Teaching your puppy to bark and growl on cue facilitates teaching "Shush!" Requesting your pup to vocalize allows you to teach "Shush!" at your convenience. This is much easier than trying to quiet the pup when he is afraid of an approaching stranger, or over-the-top with excitement when someone is at the front door. Alternate "Speak!" and "Shush!" until your pup has it down perfect. He will soon learn to shush at times when he is obediently barking or growling. Now your puppy will understand when you ask him to be quiet when he is excited or afraid.

A noisy dog tends to frighten people more than a quiet dog, especially a dog that barks repetitively and works himself into a frenzy. A simple, well-trained "Shush!" request will quickly quiet and calm the dog and make him less scary to visitors and especially children.

Teaching "Shush!" is only fair to your dog. So many dogs are repeatedly reprimanded and punished for barking and growling simply because no one has taught them to shush on command. The sad thing is that many adult dogs bark only out of excitement, enthusiasm, or boredom. Or they bark and growl as a solicitation to play the same games they played with you when they were puppies.

Handfeeding

· Handfeeding teaches your puppy to like kibble.
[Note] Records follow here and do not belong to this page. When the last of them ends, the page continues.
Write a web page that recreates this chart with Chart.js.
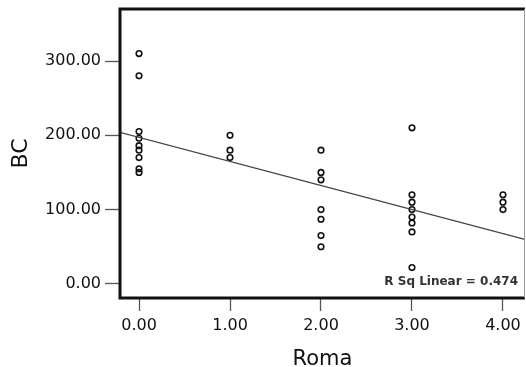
<!DOCTYPE html>
<html>
<head>
<meta charset="utf-8">
<script src="https://cdn.jsdelivr.net/npm/chart.js@4/dist/chart.umd.min.js"></script>
<style>
  html, body { margin: 0; padding: 0; background: #fff; }
  #wrap { width: 526px; height: 367px; position: relative; }
</style>
</head>
<body>
<div id="wrap"><canvas id="chart-scatter"></canvas></div>
<script>
// 読み取った値（Roma ごとの BC）
const romaLevels = [0, 1, 2, 3, 4];
const bcRoma0 = [310, 280, 205, 196, 186, 180, 170, 155, 150];
const bcRoma1 = [200, 180, 170];
const bcRoma2 = [180, 150, 140, 100, 87, 65, 50];
const bcRoma3 = [210, 120, 110, 100, 90, 82, 70, 22];
const bcRoma4 = [120, 110, 100];

// 回帰直線（プロット端での値）
const fitRoma = [-0.21, 4.24];
const fitBC = [204, 60];
const rSqLabel = 'R Sq Linear = 0.474';

const xTicks = [0, 1, 2, 3, 4];
const yTicks = [0, 100, 200, 300];

const groups = [bcRoma0, bcRoma1, bcRoma2, bcRoma3, bcRoma4];
const points = [];
groups.forEach((vals, i) => {
  vals.forEach((v) => points.push({ x: romaLevels[i], y: v }));
});

const FONT = "'DejaVu Sans', sans-serif";

// 枠線と R Sq ラベル
const framePlugin = {
  id: 'frame',
  afterDraw(chart) {
    const { ctx, chartArea: { left, top, right, bottom } } = chart;
    ctx.save();
    ctx.strokeStyle = '#111';
    ctx.lineWidth = 3;
    ctx.beginPath();
    ctx.moveTo(right, top);
    ctx.lineTo(left, top);
    ctx.lineTo(left, bottom);
    ctx.lineTo(right, bottom);
    ctx.stroke();
    ctx.strokeStyle = '#999';
    ctx.lineWidth = 1;
    ctx.beginPath();
    ctx.moveTo(right - 0.5, top);
    ctx.lineTo(right - 0.5, bottom);
    ctx.stroke();
    ctx.fillStyle = '#333';
    ctx.font = "bold 12px " + FONT;
    ctx.textAlign = 'right';
    ctx.textBaseline = 'middle';
    ctx.fillText(rSqLabel, right - 7, bottom - 16);
    ctx.restore();
  },
};

new Chart(document.getElementById('chart-scatter'), {
  type: 'scatter',
  data: {
    datasets: [
      {
        type: 'line',
        data: fitRoma.map((x, i) => ({ x, y: fitBC[i] })),
        borderColor: '#444',
        borderWidth: 1.2,
        pointRadius: 0,
        fill: false,
      },
      {
        data: points,
        pointStyle: 'circle',
        pointRadius: 2.8,
        borderWidth: 1.6,
        borderColor: '#111',
        backgroundColor: 'transparent',
      },
    ],
  },
  options: {
    responsive: true,
    maintainAspectRatio: false,
    animation: false,
    layout: {
      autoPadding: false,
      padding: { top: 9, right: 1, left: 0, bottom: 0 },
    },
    plugins: {
      legend: { display: false },
      tooltip: { enabled: false },
    },
    scales: {
      x: {
        type: 'linear',
        min: -0.209,
        max: 4.242,
        afterBuildTicks: (axis) => { axis.ticks = xTicks.map((v) => ({ value: v })); },
        afterFit: (axis) => {
          axis.height = 69;
          axis.paddingLeft = 0;
          axis.paddingRight = 0;
        },
        border: { display: false },
        grid: {
          drawOnChartArea: false,
          drawTicks: true,
          tickLength: 13,
          tickColor: '#555',
          tickWidth: 1.3,
        },
        ticks: {
          padding: 5,
          color: '#111',
          font: { family: FONT, size: 16 },
          maxRotation: 0,
          callback: (v) => v.toFixed(2),
        },
        title: {
          display: true,
          text: 'Roma',
          color: '#111',
          font: { family: FONT, size: 21 },
          padding: { top: 0, bottom: -5 },
        },
      },
      y: {
        type: 'linear',
        min: -19,
        max: 370,
        afterBuildTicks: (axis) => { axis.ticks = yTicks.map((v) => ({ value: v })); },
        afterFit: (axis) => {
          axis.width = 120;
          axis.paddingTop = 0;
          axis.paddingBottom = 0;
        },
        border: { display: false },
        grid: {
          drawOnChartArea: false,
          drawTicks: true,
          tickLength: 15,
          tickColor: '#555',
          tickWidth: 1.3,
        },
        ticks: {
          padding: 4,
          color: '#111',
          font: { family: FONT, size: 16 },
          callback: (v) => v.toFixed(2),
        },
        title: {
          display: true,
          text: 'BC',
          color: '#111',
          font: { family: FONT, size: 22 },
          padding: { top: 8, bottom: 0 },
        },
      },
    },
  },
  plugins: [framePlugin],
});
</script>
</body>
</html>
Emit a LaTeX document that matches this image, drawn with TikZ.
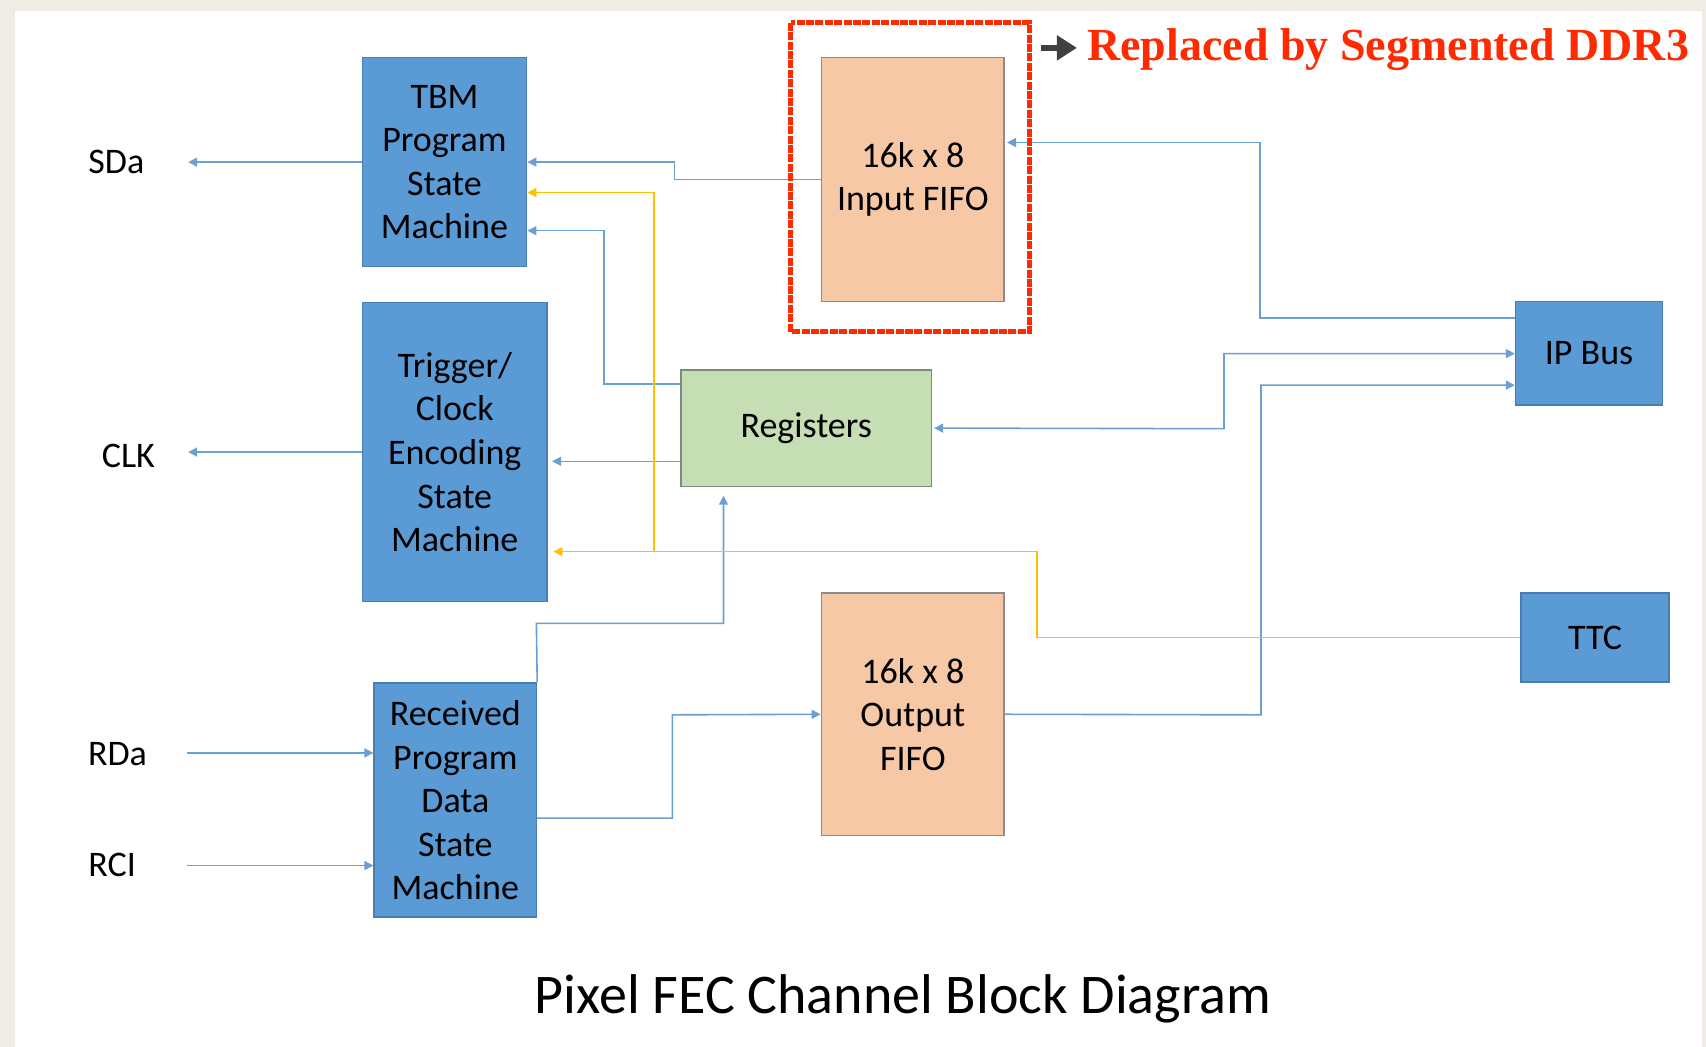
\documentclass[tikz,border=0pt]{standalone}
\usepackage{fontspec}
\setmainfont{Carlito}
\newfontfamily\notefont{Liberation Serif}
\usetikzlibrary{arrows.meta}

\definecolor{pagebg}{HTML}{EFECE6}
\definecolor{blockblue}{HTML}{5B9BD5}
\definecolor{blockblueedge}{HTML}{4A7EB0}
\definecolor{fifofill}{HTML}{F6C8A6}
\definecolor{fifoedge}{HTML}{8C8C8C}
\definecolor{regfill}{HTML}{C5DEB3}
\definecolor{regedge}{HTML}{7C8C7C}
\definecolor{wireblue}{HTML}{6A9FD4}
\definecolor{wireyellow}{HTML}{FFC000}
\definecolor{notered}{HTML}{FF2A00}
\definecolor{notegray}{HTML}{404040}

\begin{document}
\begin{tikzpicture}[x=0.544pt, y=-0.544pt,
  boxsize/.style 2 args={minimum width=#1*0.544pt, minimum height=#2*0.544pt},
  blocktext/.style={font=\fontsize{18}{21.8}\selectfont, align=center, text=black, inner sep=0pt},
  smblock/.style={blocktext, rectangle, fill=blockblue, draw=blockblueedge, line width=0.8pt},
  fifoblock/.style={blocktext, rectangle, fill=fifofill, draw=fifoedge, line width=0.8pt},
  regblock/.style={blocktext, rectangle, fill=regfill, draw=regedge, line width=0.8pt},
  portlabel/.style={font=\fontsize{18}{21.8}\selectfont, text=black, inner sep=0pt},
  tip/.style={-{Triangle[length=4.5pt,width=4.5pt]}},
  bitip/.style={{Triangle[length=4.5pt,width=4.5pt]}-{Triangle[length=4.5pt,width=4.5pt]}},
  wire/.style={draw=wireblue, line width=0.8pt, fill=none},
  ywire/.style={draw=wireyellow, line width=0.8pt, fill=none},
]

% page frame
\fill[pagebg] (0,0) rectangle (1568,962);
\fill[white] (14,10) rectangle (1564,962);
\useasboundingbox (0,0) rectangle (1568,962);

% blocks
\node[smblock, boxsize={151}{192}] (tbm) at (408.5,149) {TBM\\Program\\State\\Machine};
\node[fifoblock, boxsize={168}{224}] (fifoin) at (839,165) {16k x 8\\Input FIFO};
\node[smblock, boxsize={170}{275}] (trig) at (418,415.5) {Trigger/\\Clock\\Encoding\\State\\Machine};
\node[regblock, boxsize={230}{107}] (regs) at (741,393.5) {Registers};
\node[smblock, boxsize={135}{95}] (ipbus) at (1460.5,324.5) {IP Bus};
\node[smblock, boxsize={136}{82}] (ttc) at (1466,586) {TTC};
\node[fifoblock, boxsize={168}{223}] (fifoout) at (839,656.5) {16k x 8\\Output\\FIFO};
\node[smblock, boxsize={149}{215}] (rec) at (418.5,735.5) {Received\\Program\\Data\\State\\Machine};

% external ports
\node[portlabel] (sda) at (107,149) {SDa};
\node[portlabel] (clk) at (118,419) {CLK};
\node[portlabel] (rda) at (108,693) {RDa};
\node[portlabel] (rci) at (103,795) {RCI};
\coordinate (sdaend) at (173,149);
\coordinate (clkend) at (173,415.5);
\coordinate (rdastart) at (172,692);
\coordinate (rcistart) at (172,795.5);

% port connections
\draw[wire, {Triangle[length=4.5pt,width=4.5pt]}-] (sdaend) -- (tbm.west);
\draw[wire, {Triangle[length=4.5pt,width=4.5pt]}-] (clkend) -- (trig.west);
\draw[wire, tip] (rdastart) -- (rec.west |- rdastart);
\draw[wire, tip] (rcistart) -- (rec.west |- rcistart);

% input FIFO to TBM
\draw[wire, tip] (fifoin.west) -- (620,165) -- (620,149) -- (tbm.east);

% registers to TBM and trigger
\draw[wire, tip] (regs.west |- 0,353) -- (555,353) -- (555,212) -- (tbm.east |- 0,212);
\draw[wire, tip, shorten >=2pt] (regs.west |- 0,424) -- (trig.east |- 0,424);

% IP Bus links
\draw[wire, tip, shorten >=1pt] (ipbus.west |- 0,292) -- (1158,292) -- (1158,131) -- (fifoin.east |- 0,131);
\draw[wire, bitip, shorten <=1pt] (regs.east) -- (1125,394) -- (1125,325) -- (ipbus.west |- 0,325);
\draw[wire, tip] (fifoout.east) -- (1159,657) -- (1159,354) -- (ipbus.west |- 0,354);

% received data paths
\draw[wire, tip] (rec.east |- 0,752) -- (618,752) -- (618,657) -- (fifoout.west);
\draw[wire, tip, shorten >=4.3pt] (rec.north east) -- (493,573) -- (665,573) -- (regs.south -| 665,0);

% TTC distribution
\coordinate (ysplit) at (601,507);
\draw[ywire, tip, shorten >=2.7pt] (ttc.west) -- (953,586) -- (953,507) -- (trig.east |- 0,507);
\draw[ywire, tip] (ysplit) -- (601,177) -- (tbm.east |- 0,177);

% replacement note
\draw[notered, line width=2.5pt, dash pattern=on 4pt off 0.7pt] (727,21) rectangle (946,305);
\coordinate (notetail) at (957,44);
\node[font=\notefont\bfseries\fontsize{23}{26}\selectfont, text=notered, anchor=base west, inner sep=0pt] (note) at (999,56) {Replaced by Segmented DDR3};
\draw[notegray, line width=2.8pt, -{Triangle[length=10pt,width=12pt]}] (notetail) -- ([xshift=-5pt]note.west |- notetail);

% caption
\node[font=\fontsize{28}{32}\selectfont, inner sep=0pt] (caption) at (830,918) {Pixel FEC Channel Block Diagram};

\end{tikzpicture}
\end{document}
Kibble may then be used effectively as lures and rewards for handling and gentling exercises and for basic training, especially by children, men, and strangers.

· Handfeeding teaches your puppy to like training and his trainers, especially children, men, and strangers.

· Teaching your puppy "Off" and "Take it" will help prevent her from becoming a food guarder.

· Teaching your puppy "Take it… Gently" is the very core of your puppy's developing a soft mouth and learning bite inhibition.

· Handfeeding enables you to choose convenient times for teaching your pup to control his jaws, rather than having to deal with your puppy whenever he decides to play-bite and bother you.